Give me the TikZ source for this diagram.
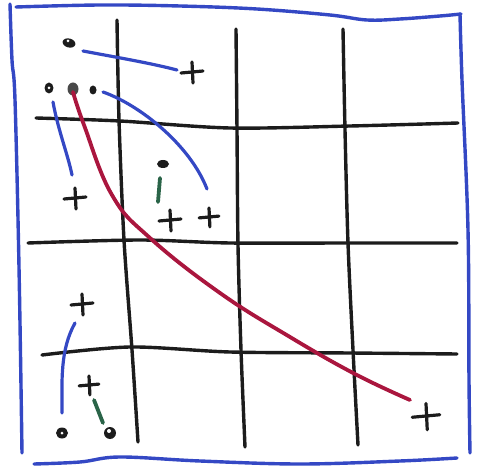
\documentclass[tikz,border=0pt]{standalone}
\usetikzlibrary{calc,shapes.geometric}
\definecolor{penblue}{RGB}{52,72,196}
\definecolor{penred}{RGB}{170,22,62}
\definecolor{pengreen}{RGB}{42,100,72}
\definecolor{penblack}{RGB}{28,28,28}
\tikzset{
  frame/.style={draw=penblue,line width=3.4pt,line cap=round,line join=round},
  gridline/.style={draw=penblack,line width=3.4pt,line cap=round},
  blueline/.style={draw=penblue,line width=3.2pt,line cap=round},
  redline/.style={draw=penred,line width=3.8pt,line cap=round},
  greenline/.style={draw=pengreen,line width=3.8pt,line cap=round},
  plusmark/.pic={\draw[draw=penblack,line width=3.2pt,line cap=round] (-11,1) -- (11,-1) (0,-10) -- (1,11);},
  dotmark/.style={ellipse,fill=penblack,inner sep=0pt,minimum width=12pt,minimum height=11pt},
  holemark/.style={circle,fill=white,inner sep=0pt,minimum size=3pt}
}
\begin{document}
\begin{tikzpicture}[x=1pt,y=-1pt]
\useasboundingbox (0,0) rectangle (477,473);
% frame
\draw[frame] plot[smooth,tension=0.6] coordinates {(16,7) (100,5) (180,6) (257,9) (330,15) (367,20) (400,19) (440,16) (461,14)};
\draw[frame] plot[smooth,tension=0.6] coordinates {(10,4) (12,60) (15,100) (19,267) (22,453)};
\draw[frame] plot[smooth,tension=0.6] coordinates {(460,14) (462,80) (468,230) (469,380) (470,453)};
\draw[frame] plot[smooth,tension=0.6] coordinates {(34,464) (80,462) (120,457) (200,461) (300,464) (400,461) (457,458)};
% grid
\draw[gridline] plot[smooth,tension=0.5] coordinates {(117,20) (119,120) (124,240) (132,350) (138,442)};
\draw[gridline] plot[smooth,tension=0.5] coordinates {(236,29) (237,130) (238,245) (241,350) (245,447)};
\draw[gridline] plot[smooth,tension=0.5] coordinates {(343,29) (345,130) (348,243) (353,350) (358,445)};
\draw[gridline] plot[smooth,tension=0.5] coordinates {(36,118) (120,121) (230,128) (350,126) (458,123)};
\draw[gridline] plot[smooth,tension=0.5] coordinates {(28,243) (140,240) (230,243) (350,243) (457,243)};
\draw[gridline] plot[smooth,tension=0.5] coordinates {(42,355) (130,347) (230,352) (350,353) (457,354)};
% dots
\node[dotmark,minimum width=13pt,minimum height=9pt,rotate=-15] (d0) at (69,43) {};
\node[holemark,minimum size=3pt] at (68,41) {};
\node[dotmark,minimum width=9pt,minimum height=11pt] (d1) at (49,88) {};
\node[holemark] at (49,88) {};
\node[dotmark,fill=penblack!80,minimum width=11pt,minimum height=13pt] (d2) at (73,89) {};
\node[dotmark,minimum width=7pt,minimum height=9pt] (d3) at (93,90) {};
\node[dotmark,minimum width=12pt,minimum height=8pt] (d4) at (163,164) {};
\node[dotmark] (d5) at (62,433) {};
\node[holemark] at (62,433) {};
\node[dotmark,minimum width=12pt,minimum height=12pt] (d6) at (110,433) {};
\node[holemark,minimum size=4pt] at (109,431) {};
% pluses
\pic at (192,72) {plusmark};
\pic at (75,198) {plusmark};
\pic at (170,220) {plusmark};
\pic[scale=0.9] at (209,217) {plusmark};
\pic at (82,304) {plusmark};
\pic[scale=0.9] at (89,385) {plusmark};
\pic[scale=1.25] at (426,416) {plusmark};
% curves
\coordinate (b1s) at (83,51); \coordinate (b1e) at (177,70);
\draw[blueline] (b1s) .. controls (120,58) and (150,63) .. (b1e);
\coordinate (b2s) at (103,92); \coordinate (b2e) at (207,189);
\draw[blueline] (b2s) .. controls (140,105) and (190,145) .. (b2e);
\coordinate (b3s) at (53,102); \coordinate (b3e) at (72,175);
\draw[blueline] (b3s) .. controls (58,130) and (68,155) .. (b3e);
\coordinate (b4s) at (75,323); \coordinate (b4e) at (62,413);
\draw[blueline] (b4s) .. controls (60,350) and (62,380) .. (b4e);
\draw[redline] plot[smooth,tension=0.7] coordinates {(73,92) (84,125) (112,195) (150,238) (220,293) (290,337) (355,374) (410,400)};
\draw[greenline] (160,178) -- (158,202);
\draw[greenline] (94,400) -- (103,423);
\end{tikzpicture}
\end{document}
- - - - - - -
Task prompt: Repeat the listing in full and exactly. Leave any pictures out.

Correct answer:
Give me the TikZ source for this diagram.
\documentclass[tikz,border=0pt]{standalone}
\usetikzlibrary{calc,shapes.geometric}
\definecolor{penblue}{RGB}{52,72,196}
\definecolor{penred}{RGB}{170,22,62}
\definecolor{pengreen}{RGB}{42,100,72}
\definecolor{penblack}{RGB}{28,28,28}
\tikzset{
  frame/.style={draw=penblue,line width=3.4pt,line cap=round,line join=round},
  gridline/.style={draw=penblack,line width=3.4pt,line cap=round},
  blueline/.style={draw=penblue,line width=3.2pt,line cap=round},
  redline/.style={draw=penred,line width=3.8pt,line cap=round},
  greenline/.style={draw=pengreen,line width=3.8pt,line cap=round},
  plusmark/.pic={\draw[draw=penblack,line width=3.2pt,line cap=round] (-11,1) -- (11,-1) (0,-10) -- (1,11);},
  dotmark/.style={ellipse,fill=penblack,inner sep=0pt,minimum width=12pt,minimum height=11pt},
  holemark/.style={circle,fill=white,inner sep=0pt,minimum size=3pt}
}
\begin{document}
\begin{tikzpicture}[x=1pt,y=-1pt]
\useasboundingbox (0,0) rectangle (477,473);
% frame
\draw[frame] plot[smooth,tension=0.6] coordinates {(16,7) (100,5) (180,6) (257,9) (330,15) (367,20) (400,19) (440,16) (461,14)};
\draw[frame] plot[smooth,tension=0.6] coordinates {(10,4) (12,60) (15,100) (19,267) (22,453)};
\draw[frame] plot[smooth,tension=0.6] coordinates {(460,14) (462,80) (468,230) (469,380) (470,453)};
\draw[frame] plot[smooth,tension=0.6] coordinates {(34,464) (80,462) (120,457) (200,461) (300,464) (400,461) (457,458)};
% grid
\draw[gridline] plot[smooth,tension=0.5] coordinates {(117,20) (119,120) (124,240) (132,350) (138,442)};
\draw[gridline] plot[smooth,tension=0.5] coordinates {(236,29) (237,130) (238,245) (241,350) (245,447)};
\draw[gridline] plot[smooth,tension=0.5] coordinates {(343,29) (345,130) (348,243) (353,350) (358,445)};
\draw[gridline] plot[smooth,tension=0.5] coordinates {(36,118) (120,121) (230,128) (350,126) (458,123)};
\draw[gridline] plot[smooth,tension=0.5] coordinates {(28,243) (140,240) (230,243) (350,243) (457,243)};
\draw[gridline] plot[smooth,tension=0.5] coordinates {(42,355) (130,347) (230,352) (350,353) (457,354)};
% dots
\node[dotmark,minimum width=13pt,minimum height=9pt,rotate=-15] (d0) at (69,43) {};
\node[holemark,minimum size=3pt] at (68,41) {};
\node[dotmark,minimum width=9pt,minimum height=11pt] (d1) at (49,88) {};
\node[holemark] at (49,88) {};
\node[dotmark,fill=penblack!80,minimum width=11pt,minimum height=13pt] (d2) at (73,89) {};
\node[dotmark,minimum width=7pt,minimum height=9pt] (d3) at (93,90) {};
\node[dotmark,minimum width=12pt,minimum height=8pt] (d4) at (163,164) {};
\node[dotmark] (d5) at (62,433) {};
\node[holemark] at (62,433) {};
\node[dotmark,minimum width=12pt,minimum height=12pt] (d6) at (110,433) {};
\node[holemark,minimum size=4pt] at (109,431) {};
% pluses
\pic at (192,72) {plusmark};
\pic at (75,198) {plusmark};
\pic at (170,220) {plusmark};
\pic[scale=0.9] at (209,217) {plusmark};
\pic at (82,304) {plusmark};
\pic[scale=0.9] at (89,385) {plusmark};
\pic[scale=1.25] at (426,416) {plusmark};
% curves
\coordinate (b1s) at (83,51); \coordinate (b1e) at (177,70);
\draw[blueline] (b1s) .. controls (120,58) and (150,63) .. (b1e);
\coordinate (b2s) at (103,92); \coordinate (b2e) at (207,189);
\draw[blueline] (b2s) .. controls (140,105) and (190,145) .. (b2e);
\coordinate (b3s) at (53,102); \coordinate (b3e) at (72,175);
\draw[blueline] (b3s) .. controls (58,130) and (68,155) .. (b3e);
\coordinate (b4s) at (75,323); \coordinate (b4e) at (62,413);
\draw[blueline] (b4s) .. controls (60,350) and (62,380) .. (b4e);
\draw[redline] plot[smooth,tension=0.7] coordinates {(73,92) (84,125) (112,195) (150,238) (220,293) (290,337) (355,374) (410,400)};
\draw[greenline] (160,178) -- (158,202);
\draw[greenline] (94,400) -- (103,423);
\end{tikzpicture}
\end{document}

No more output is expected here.